Currently, most of the modern communication systems are based on fiber communication network, and fiber network has offered unprecedented huge capacity and installation flexibility and is able to support a variety of broadband applications that are under ceaseless development. Broadband and multi-channel tunable laser could help utilize the present fiber network redevices more efficiently. Data flow can be transferred from a congested channel to an unused channel by means of dynamic provision of broadband, thus Internet requirements are met. Use of a tunable laser makes rapid establishment or change of a light path easier, and it has become one of the important devices for implementing a dynamic fiber network.

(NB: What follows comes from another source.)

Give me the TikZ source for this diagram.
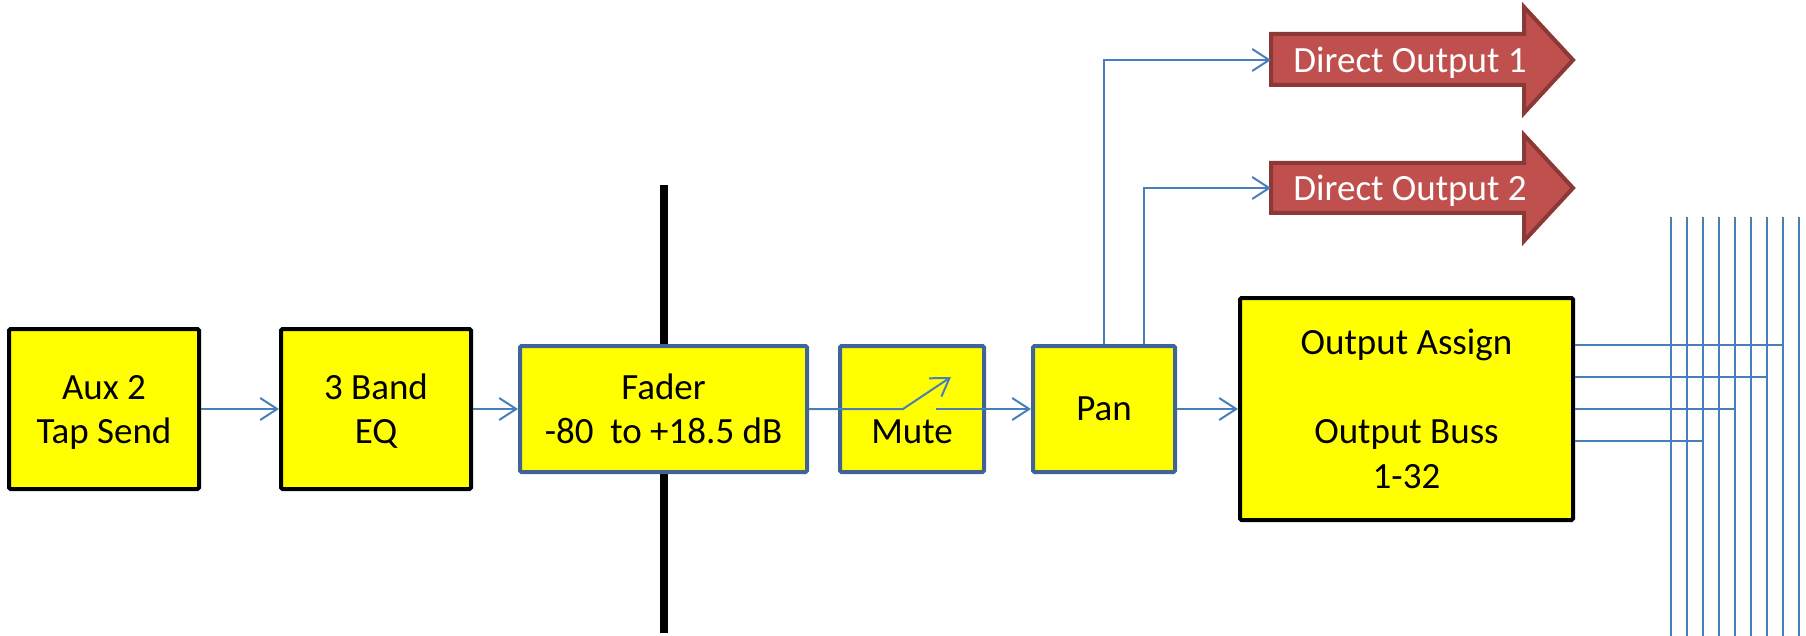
\documentclass[tikz,border=0pt]{standalone}
\usepackage{fontspec}
\setmainfont{Carlito}
\usetikzlibrary{arrows.meta}
\definecolor{yfill}{RGB}{255,255,0}
\definecolor{bbord}{RGB}{64,100,150}
\definecolor{wireblue}{RGB}{74,126,187}
\definecolor{redfill}{RGB}{192,80,77}
\definecolor{redbord}{RGB}{140,56,54}
\tikzset{
  box/.style={draw, fill=yfill, line width=4pt, rounded corners=1.5pt, align=center, inner sep=0pt, font=\fontsize{37}{44.5}\selectfont},
  blackbox/.style={box, draw=black},
  bluebox/.style={box, draw=bbord},
  wire/.style={draw=wireblue, line width=2pt},
  flow/.style={wire, -{Straight Barb[length=17pt,width=22pt]}},
  lbl/.style={font=\fontsize{37}{44.5}\selectfont, inner sep=0pt},
  redarrow/.style={fill=redfill, draw=redbord, line width=4pt, line join=miter},
  faderbar/.style={draw=black, line width=8pt}
}
\newcommand\firstln[1]{\rule{0pt}{24.5pt}\smash{#1}}
\newcommand\lastln[1]{\smash{#1}}
\begin{document}
\begin{tikzpicture}[x=1pt,y=-1pt]
\useasboundingbox (0,0) rectangle (1806,636);

% fader bar behind the fader box
\coordinate (bartop) at (663.5,185);
\coordinate (barbot) at (663.5,633);
\draw[faderbar] (bartop) -- (barbot);

% blocks
\node[blackbox, minimum width=190pt, minimum height=160pt] (aux) at (104,409) {\firstln{Aux 2}\\\lastln{Tap Send}};
\node[blackbox, minimum width=190pt, minimum height=160pt] (eq) at (376,409) {\firstln{3 Band}\\\lastln{EQ}};
\node[bluebox, minimum width=287pt, minimum height=126pt] (fader) at (663.5,409) {\firstln{Fader}\\\lastln{-80~ to +18.5 dB}};
\node[bluebox, minimum width=144pt, minimum height=126pt] (mute) at (912,409) {};
\node[lbl, anchor=base] (mutelbl) at (912,443) {Mute};
\node[bluebox, minimum width=142pt, minimum height=126pt] (pan) at (1104,409) {Pan};
\node[blackbox, minimum width=333pt, minimum height=222pt] (out) at (1406.5,409) {Output Assign\\[44.5pt]Output Buss\\1-32};

% direct output arrows
\draw[redarrow] (1271,34) -- (1524,34) -- (1524,7) -- (1573,60) -- (1524,113) -- (1524,85) -- (1271,85) -- cycle;
\node[lbl, text=white, anchor=base] (do1) at (1410,73) {Direct Output 1};
\coordinate (do1in) at (1271,60);
\draw[redarrow] (1271,163) -- (1524,163) -- (1524,135) -- (1573,188) -- (1524,241) -- (1524,213) -- (1271,213) -- cycle;
\node[lbl, text=white, anchor=base] (do2) at (1410,201) {Direct Output 2};
\coordinate (do2in) at (1271,188);

% signal flow
\coordinate (sw1) at (903,409);
\coordinate (sw2) at (951,377);
\coordinate (sw3) at (936,409);
\draw[flow] (aux) -- (eq);
\draw[flow] (eq) -- (fader);
\draw[flow] (fader.east) -- (sw1) -- (sw2);
\draw[flow] (sw3) -- (pan.west);
\draw[flow] (pan) -- (out);
\draw[flow] (pan.north) |- (do1in);
\coordinate (tap2) at ([xshift=40pt]pan.north);
\draw[flow] (tap2) |- (do2in);

% output busses
\foreach \i in {0,...,8} {
  \draw[wire] ({1671+16*\i},217) -- ({1671+16*\i},636);
}
\coordinate (b1) at (1783,345);
\coordinate (b2) at (1767,377);
\coordinate (b3) at (1735,409);
\coordinate (b4) at (1703,441);
\draw[wire] (out.east |- b1) -- (b1);
\draw[wire] (out.east |- b2) -- (b2);
\draw[wire] (out.east |- b3) -- (b3);
\draw[wire] (out.east |- b4) -- (b4);
\end{tikzpicture}
\end{document}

In view of these applications, an ideal tunable laser shall have the following properties: wide tunable range covering C band and/or L band(approximately 1520 nanometers to 1620 nanometers), small size, fast tuning speed (sub-millisecond level) between the frequency intervals of any two international Telecommunication Unions (ITU) grid, excellent long-term working stability (service time over 25 years), high reliability under extreme environmental conditions, low power consumption and easy manufacturing and low cost.

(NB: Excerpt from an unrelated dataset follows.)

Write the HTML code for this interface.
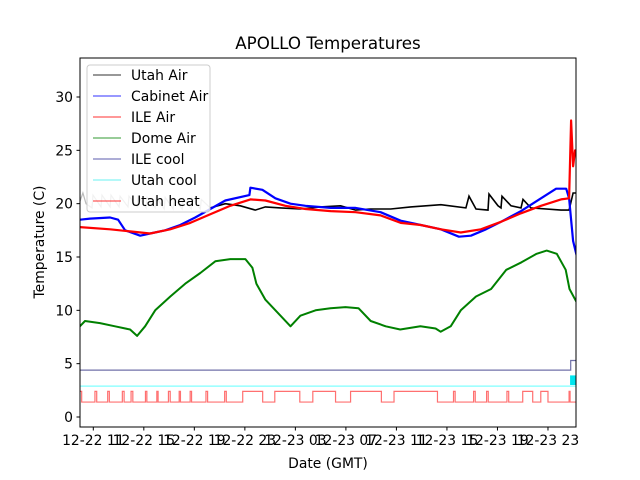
<!DOCTYPE html>
<html><head><meta charset="utf-8">
<style>
body{margin:0;background:#fff;}
svg{display:block;font-family:"DejaVu Sans","Liberation Sans",sans-serif;}
</style></head>
<body>
<svg id="chart" width="640" height="480" viewBox="0 0 640 480">
<rect width="640" height="480" fill="#fff"/>
<text x="328" y="49" font-size="16.7" text-anchor="middle">APOLLO Temperatures</text>
<g id="plot"></g>
<text x="328" y="468" font-size="13.9" text-anchor="middle">Date (GMT)</text>
<text x="44" y="242" font-size="13.9" text-anchor="middle" transform="rotate(-90 44 242)">Temperature (C)</text>
</svg>
<script>
// Time in hours since 12-22 11:00 GMT
const xTickHours = [0,4,8,12,16,20,24,28,32,36];
const xTickLabels = ["12-22 11","12-22 15","12-22 19","12-22 23","12-23 03","12-23 07","12-23 11","12-23 15","12-23 19","12-23 23"];
const yTicks = [0,5,10,15,20,25,30];

const utahAirT = [-1.06,-0.82,-0.58,-0.10,-0.02,0.61,0.69,1.33,1.40,2.04,2.12,2.75,2.83,3.47,3.55,4.18,4.26,4.90,4.98,5.61,5.69,6.33,6.40,7.04,7.12,7.75,7.83,8.47,8.55,9.26,10.45,11.64,12.83,13.63,14.82,16.40,17.99,19.58,20.77,21.96,23.55,25.13,27.52,29.5,29.75,30.3,31.25,31.33,32.04,32.28,32.36,33.07,33.86,34.02,34.65,37.03,37.67,37.99,38.3];
const utahAirV = [20.2,21,20,19.6,20.8,19.7,20.8,19.7,20.8,19.7,20.7,19.7,20.7,19.7,20.7,19.6,20.6,19.6,20.6,19.5,20.6,19.5,20.5,19.5,20.5,19.5,20.5,19.5,20.4,19.6,20,19.8,19.4,19.7,19.6,19.5,19.7,19.8,19.4,19.5,19.5,19.7,19.9,19.6,20.7,19.5,19.4,20.9,19.8,19.6,20.7,19.8,19.6,20.4,19.6,19.4,19.4,21,21];
const cabinetT = [-1.06,-0.26,1.33,1.96,2.52,3.71,4.5,5.69,6.88,8.07,9.26,10.45,12.36,12.44,13.39,14.42,15.61,16.80,18.79,20.77,22.75,24.34,25.93,27.52,28.95,29.9,31.09,32.28,33.86,35.45,36.64,37.44,37.67,37.99,38.3];
const cabinetV = [18.5,18.6,18.7,18.5,17.5,17,17.2,17.5,18,18.7,19.5,20.3,20.8,21.5,21.3,20.5,20,19.8,19.6,19.6,19.2,18.4,18,17.6,16.9,17,17.6,18.3,19.3,20.5,21.4,21.4,20.5,16.5,15];
const ileAirT = [-1.06,1.33,2.91,4.5,6.09,7.67,9.26,10.85,12.44,13.63,15.21,16.8,18.79,20.77,22.75,24.34,25.93,27.52,29.1,30.69,32.28,33.86,35.45,37.03,37.67,37.83,37.99,38.15,38.3];
const ileAirV = [17.8,17.6,17.4,17.2,17.6,18.2,19,19.8,20.4,20.3,19.8,19.5,19.3,19.2,18.9,18.2,18,17.6,17.3,17.6,18.3,19.1,19.8,20.4,20.5,27.8,23.5,25,24.5];
const domeT = [-1.06,-0.66,0.53,1.72,2.91,3.47,4.1,4.9,6.1,7.28,8.47,9.66,10.85,12.04,12.6,12.91,13.63,14.82,15.61,16.4,17.6,18.78,19.97,21,21.96,23.15,24.3,25.9,27.1,27.5,28.3,29.1,30.3,31.5,32.7,33.9,35.1,35.9,36.7,37.4,37.7,38.3];
const domeV = [8.5,9,8.8,8.5,8.2,7.6,8.5,10,11.3,12.5,13.5,14.6,14.8,14.8,14,12.5,11,9.5,8.5,9.5,10,10.2,10.3,10.2,9,8.5,8.2,8.5,8.3,8,8.5,10,11.3,12,13.8,14.5,15.3,15.6,15.3,13.8,12,10.7];
const ileCoolT = [-1.06,37.8,37.8,38.3];
const ileCoolV = [4.4,4.4,5.3,5.3];
const utahCoolT = [-1.06,38.3];
const utahCoolV = [2.9,2.9];
const utahCoolBlock = [37.75,38.2,3.0,3.9]; // t0,t1,v0,v1
const heatLowStart = [-0.92,0.27,1.27,2.44,3.13,4.24,5.13,6.09,6.90,7.78,9.05,10.53,13.41,16.35,19.18,22.81,27.25,28.65,30.24,31.27,32.89,34.79,36.0,37.75];
const heatLowEnd   = [0.13,1.14,2.30,2.99,4.13,5.03,5.95,6.80,7.67,8.92,10.40,11.83,14.37,17.38,20.37,23.81,28.52,30.11,31.14,32.75,34.0,35.43,37.67,38.3];
const heatLow = 1.4, heatHigh = 2.4;

const L=80,R=576,T=58,B=427;
const X = t => 93.3 + t*12.63;
const Y = v => 417 - v*10.667;
const NS="http://www.w3.org/2000/svg";
const plot=document.getElementById('plot');
function mk(tag,attrs,parent){const e=document.createElementNS(NS,tag);for(const k in attrs)e.setAttribute(k,attrs[k]);(parent||plot).appendChild(e);return e;}
function pathFrom(ts,vs){return ts.map((t,i)=>(i?'L':'M')+X(t).toFixed(1)+','+Y(vs[i]).toFixed(1)).join('');}

// clip
const defs=mk('defs',{});
const cp=mk('clipPath',{id:'clip'},defs);
mk('rect',{x:L,y:T,width:R-L,height:B-T},cp);
const g=mk('g',{'clip-path':'url(#clip)'});

// Utah heat step
let hd='M'+X(-1.06)+','+Y(heatHigh);
heatLowStart.forEach((s,i)=>{hd+='L'+X(s)+','+Y(heatHigh)+'L'+X(s)+','+Y(heatLow)+'L'+X(heatLowEnd[i])+','+Y(heatLow)+'L'+X(heatLowEnd[i])+','+Y(heatHigh);});
const heat=mk('path',{d:hd,fill:'none',stroke:'#ff7070','stroke-width':1.2},g);


// Utah cool
const uc=mk('path',{d:pathFrom(utahCoolT,utahCoolV),fill:'none',stroke:'#80ffff','stroke-width':1.2},g);


const ucb=mk('rect',{x:X(utahCoolBlock[0]),y:Y(utahCoolBlock[3]),width:X(utahCoolBlock[1])-X(utahCoolBlock[0]),height:Y(utahCoolBlock[2])-Y(utahCoolBlock[3]),fill:'#00e5ee'},g);


// ILE cool
const ic=mk('path',{d:pathFrom(ileCoolT,ileCoolV),fill:'none',stroke:'#7070a8','stroke-width':1.2},g);


// Dome air
const dm=mk('path',{d:pathFrom(domeT,domeV),fill:'none',stroke:'green','stroke-width':2,'stroke-linejoin':'round'},g);


// Utah air: light portion + dark portion
const split=utahAirT.findIndex(t=>t>=9.26);
const ua1=mk('path',{d:pathFrom(utahAirT.slice(0,split+1),utahAirV.slice(0,split+1)),fill:'none',stroke:'#bbb','stroke-width':1.2},g);


const ua2=mk('path',{d:pathFrom(utahAirT.slice(split),utahAirV.slice(split)),fill:'none',stroke:'#000','stroke-width':1.6},g);


// Cabinet air
const cb=mk('path',{d:pathFrom(cabinetT,cabinetV),fill:'none',stroke:'blue','stroke-width':2.2,'stroke-linejoin':'round'},g);


// ILE air
const ia=mk('path',{d:pathFrom(ileAirT,ileAirV),fill:'none',stroke:'red','stroke-width':2.2,'stroke-linejoin':'round'},g);



// axes frame
const fr=mk('rect',{x:L,y:T,width:R-L,height:B-T,fill:'none',stroke:'#000','stroke-width':1});


// y ticks
yTicks.forEach(v=>{
  const y=Y(v);
  const tk=mk('line',{x1:L-3.5,x2:L,y1:y,y2:y,stroke:'#000'});
  
  
  const tx=mk('text',{x:L-7,y:y+5,'font-size':13.9,'text-anchor':'end'});
  tx.textContent=v;
  
  
});
// x ticks
xTickHours.forEach((h,i)=>{
  const x=X(h);
  const tk=mk('line',{x1:x,x2:x,y1:B,y2:B+3.5,stroke:'#000'});
  
  
  const tx=mk('text',{x:x,y:B+18,'font-size':13.9,'text-anchor':'middle'});
  tx.textContent=xTickLabels[i];
  
  
});
// legend
const legNames=["Utah Air","Cabinet Air","ILE Air","Dome Air","ILE cool","Utah cool","Utah heat"];
const legColors=["#000","blue","red","green","#333399","#44eeee","red"];
const lg=mk('g',{});


mk('rect',{x:87,y:65,width:123,height:147,rx:3,fill:'rgba(255,255,255,0.8)',stroke:'#ccc'},lg);
legNames.forEach((n,i)=>{
  const y=75+i*21;
  const ln=mk('line',{x1:93,x2:121,y1:y,y2:y,stroke:legColors[i],'stroke-width':1,opacity:0.8},lg);
  
  
  const tx=mk('text',{x:131,y:y+5,'font-size':13.9},lg);
  tx.textContent=n;
  
  
});
</script>
</body></html>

With the successful development of Dense Wavelength Division Multiplexers (DWDM) and other high spectrum density related devices, the modern optical DWDM system has been developed with a frequency interval of 100 GHz, 50 GHz or 25 GHz and even higher density from the previous system with a frequency interval of 400 GHz and 200 GHz, Meanwhile, the transmission rate of an optical communication system has been increased to 10 Gbps, 40 Gbps or 100 Gbps from 2.5 Gbps in the past. This resulted in corresponding requirements on the small-size tunable laser for the optical communication system, and in particular, the stringent requirement on the optical frequency tuning interval and bandwidth of the tunable laser output. An external cavity tunable laser with high finesse etalons can reach the aforementioned requirements and accordingly becomes a good option for the new generation dynamic fiber optical communication system with high transmission rate and high spectrum density.

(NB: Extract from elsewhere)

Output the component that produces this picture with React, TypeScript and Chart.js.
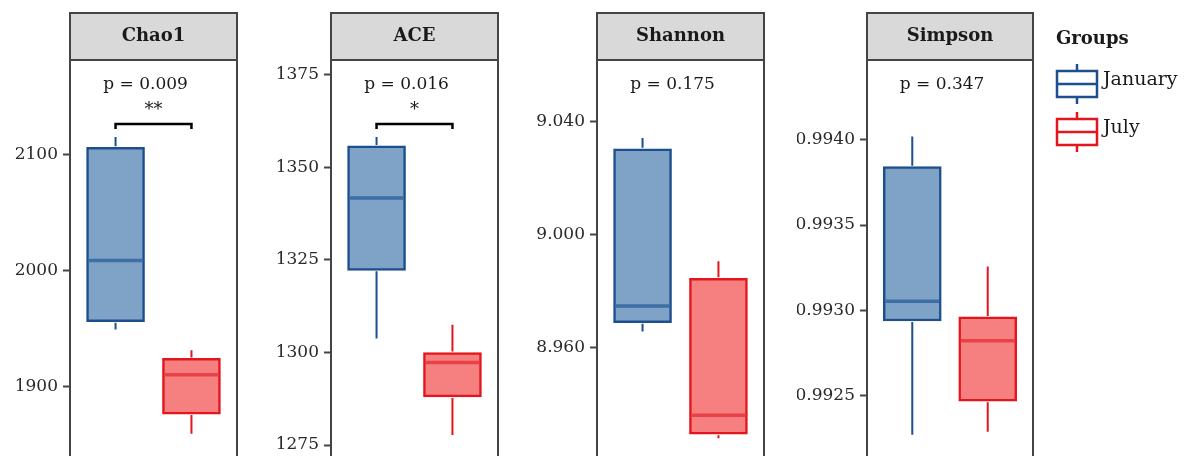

In an external cavity tunable laser, especially the lasers for fiber optical communication, the use of a high finesse etalon and a tunable narrow band optical filter will help to compress the laser output bandwidth and regulate the optical frequency tuning interval. If the frequency interval of laser output light is required to be Δf, the filtering bandwidth of the optical filter shall not exceed twice of this frequency interval, i.e. <2Δf, to avoid the laser working in a multi-mode state and therefore improve the working stability of the laser. If the frequency interval of laser output is required to be 50 GHz, the filtering bandwidth of the optical filter shall be less than 100 GHz; if the frequency interval of laser output light is required to be 25 GHz, the filtering bandwidth of the optical filter shall be less than 50 GHz. An optical filter such as a conventional optical grating filter or an acousto-optic filter with narrow bandwidth means higher manufacturing difficulty and higher cost, similarly, an etalon with narrow transmission spectrum interval means larger size, high manufacturing difficulty and cost.